◆ **TASK TO COMPLETE**
Gather up all lines that carry the word "React".

◆ **GIVEN DATA**
----------------
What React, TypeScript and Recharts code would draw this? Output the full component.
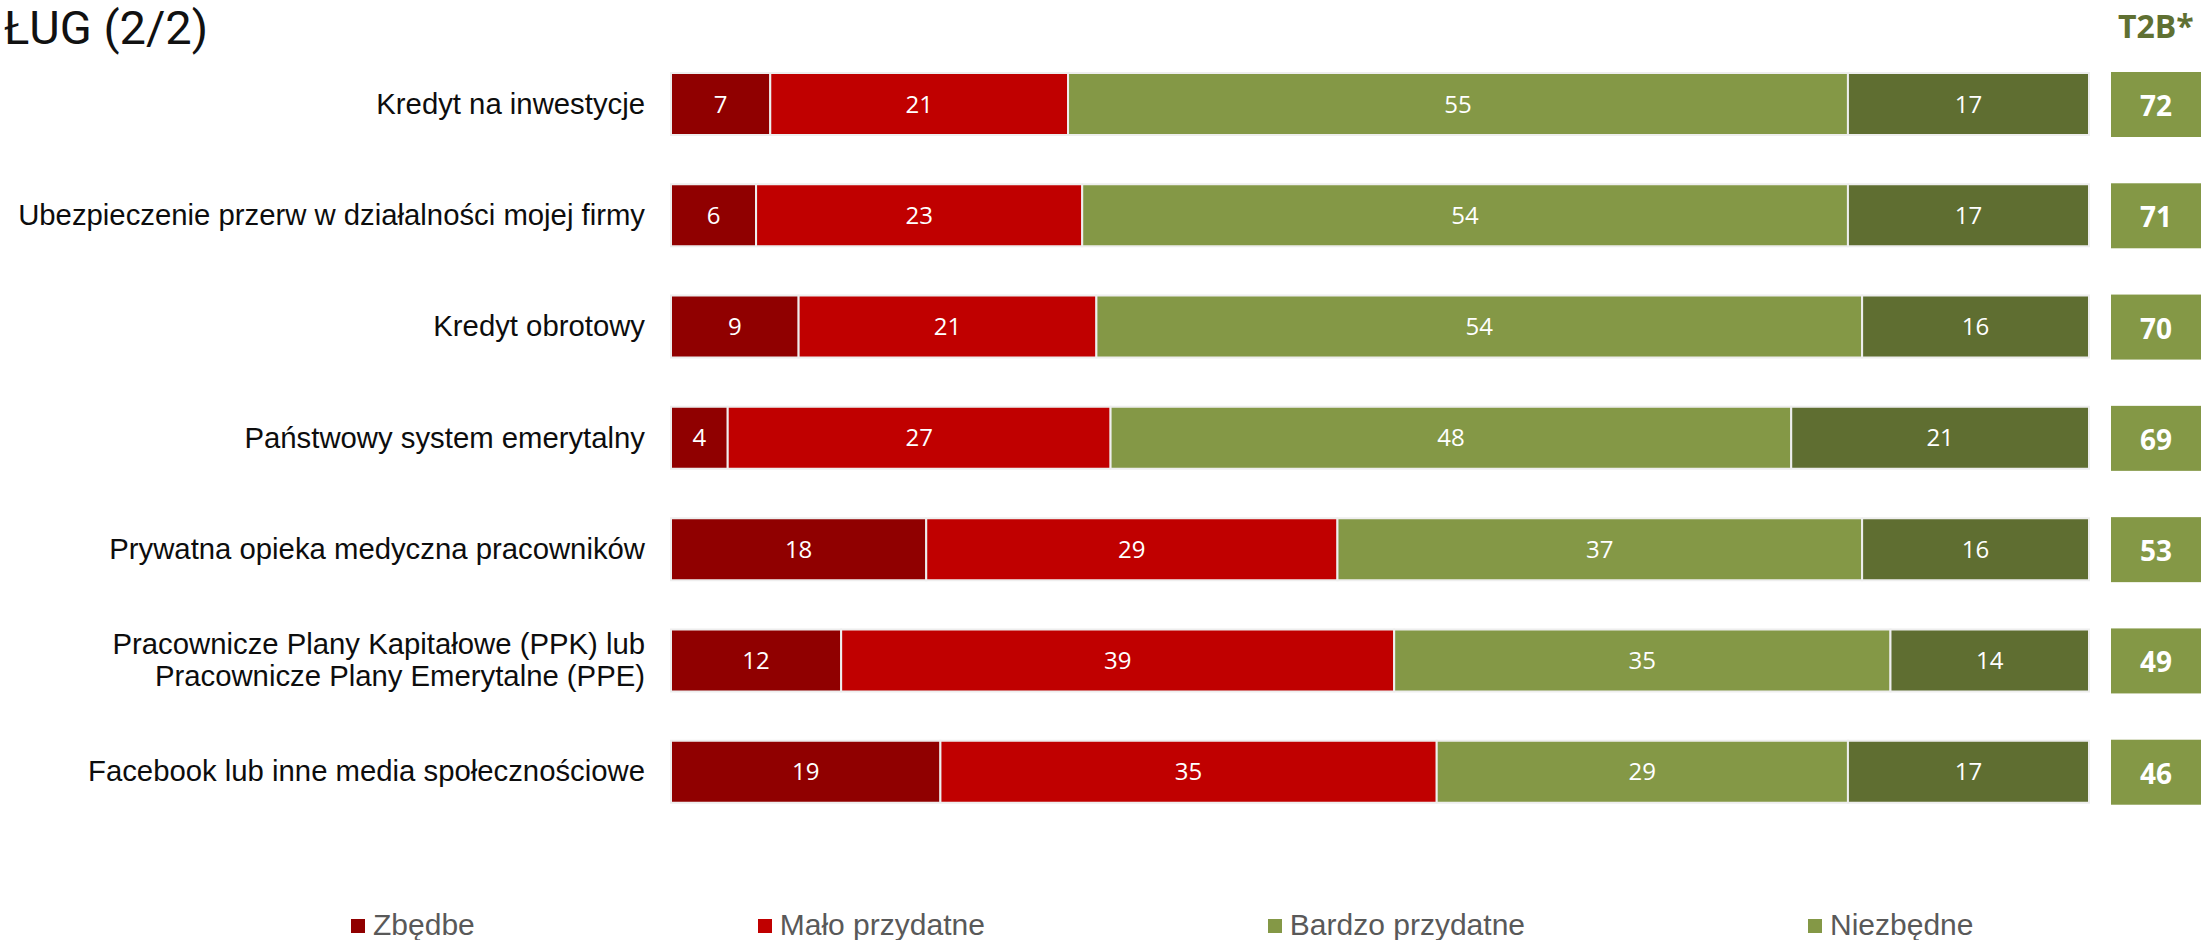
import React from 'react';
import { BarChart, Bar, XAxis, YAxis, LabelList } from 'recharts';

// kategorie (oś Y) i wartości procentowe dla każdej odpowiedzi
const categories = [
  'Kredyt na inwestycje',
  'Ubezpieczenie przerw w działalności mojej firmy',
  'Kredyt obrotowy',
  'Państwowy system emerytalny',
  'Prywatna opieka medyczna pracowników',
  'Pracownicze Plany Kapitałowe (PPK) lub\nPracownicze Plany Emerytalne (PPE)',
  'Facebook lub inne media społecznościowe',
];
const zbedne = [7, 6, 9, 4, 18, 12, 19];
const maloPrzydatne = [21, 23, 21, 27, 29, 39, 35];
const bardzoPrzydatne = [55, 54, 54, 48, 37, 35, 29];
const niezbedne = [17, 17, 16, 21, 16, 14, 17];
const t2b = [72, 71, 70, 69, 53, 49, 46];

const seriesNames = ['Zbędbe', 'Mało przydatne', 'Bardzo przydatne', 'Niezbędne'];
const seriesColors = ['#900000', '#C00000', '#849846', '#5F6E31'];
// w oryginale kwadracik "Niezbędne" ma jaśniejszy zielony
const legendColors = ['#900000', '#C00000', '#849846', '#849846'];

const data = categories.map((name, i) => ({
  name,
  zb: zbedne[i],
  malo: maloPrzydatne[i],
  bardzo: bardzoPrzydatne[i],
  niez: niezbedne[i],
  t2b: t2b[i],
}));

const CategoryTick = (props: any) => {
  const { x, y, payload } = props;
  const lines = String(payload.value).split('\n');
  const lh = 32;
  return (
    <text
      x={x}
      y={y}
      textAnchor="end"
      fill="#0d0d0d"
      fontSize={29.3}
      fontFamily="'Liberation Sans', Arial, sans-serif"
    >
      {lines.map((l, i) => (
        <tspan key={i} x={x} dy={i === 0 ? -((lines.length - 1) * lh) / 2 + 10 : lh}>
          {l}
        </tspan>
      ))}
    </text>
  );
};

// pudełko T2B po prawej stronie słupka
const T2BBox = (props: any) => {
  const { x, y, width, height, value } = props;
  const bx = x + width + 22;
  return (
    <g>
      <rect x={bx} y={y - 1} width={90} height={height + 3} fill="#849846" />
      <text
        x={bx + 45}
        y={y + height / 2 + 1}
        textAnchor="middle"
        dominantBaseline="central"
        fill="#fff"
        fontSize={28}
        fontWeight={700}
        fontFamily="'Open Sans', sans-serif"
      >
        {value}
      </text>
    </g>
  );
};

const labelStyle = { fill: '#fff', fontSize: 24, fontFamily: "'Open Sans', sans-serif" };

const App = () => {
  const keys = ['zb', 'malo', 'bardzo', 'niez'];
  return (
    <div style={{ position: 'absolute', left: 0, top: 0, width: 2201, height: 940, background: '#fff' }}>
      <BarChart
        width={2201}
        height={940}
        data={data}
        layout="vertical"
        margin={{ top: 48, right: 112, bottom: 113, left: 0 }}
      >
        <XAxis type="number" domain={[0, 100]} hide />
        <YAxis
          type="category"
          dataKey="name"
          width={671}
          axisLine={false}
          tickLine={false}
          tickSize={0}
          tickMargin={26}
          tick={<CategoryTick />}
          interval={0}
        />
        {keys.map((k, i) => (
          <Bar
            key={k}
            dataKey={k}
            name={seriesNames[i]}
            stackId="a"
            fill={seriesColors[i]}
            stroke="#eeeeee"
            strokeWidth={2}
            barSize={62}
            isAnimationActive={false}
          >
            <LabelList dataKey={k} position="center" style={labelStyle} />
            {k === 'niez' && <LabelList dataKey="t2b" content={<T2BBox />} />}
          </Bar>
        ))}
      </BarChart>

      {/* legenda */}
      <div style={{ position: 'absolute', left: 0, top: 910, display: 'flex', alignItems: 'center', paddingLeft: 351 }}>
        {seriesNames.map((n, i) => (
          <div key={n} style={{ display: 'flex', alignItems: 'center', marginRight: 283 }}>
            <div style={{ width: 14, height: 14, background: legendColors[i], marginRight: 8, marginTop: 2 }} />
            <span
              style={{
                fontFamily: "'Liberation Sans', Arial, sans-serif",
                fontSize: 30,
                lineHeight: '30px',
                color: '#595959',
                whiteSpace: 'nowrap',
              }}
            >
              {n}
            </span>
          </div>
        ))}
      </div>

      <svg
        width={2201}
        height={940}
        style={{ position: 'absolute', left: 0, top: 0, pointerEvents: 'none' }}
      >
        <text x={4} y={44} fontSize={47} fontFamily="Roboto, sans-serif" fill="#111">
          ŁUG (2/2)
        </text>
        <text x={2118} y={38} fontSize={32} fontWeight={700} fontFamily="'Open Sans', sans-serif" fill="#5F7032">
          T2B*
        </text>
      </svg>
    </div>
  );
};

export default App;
----------------
◆ **RIGHT ANSWER**
What React, TypeScript and Recharts code would draw this? Output the full component.
import React from 'react';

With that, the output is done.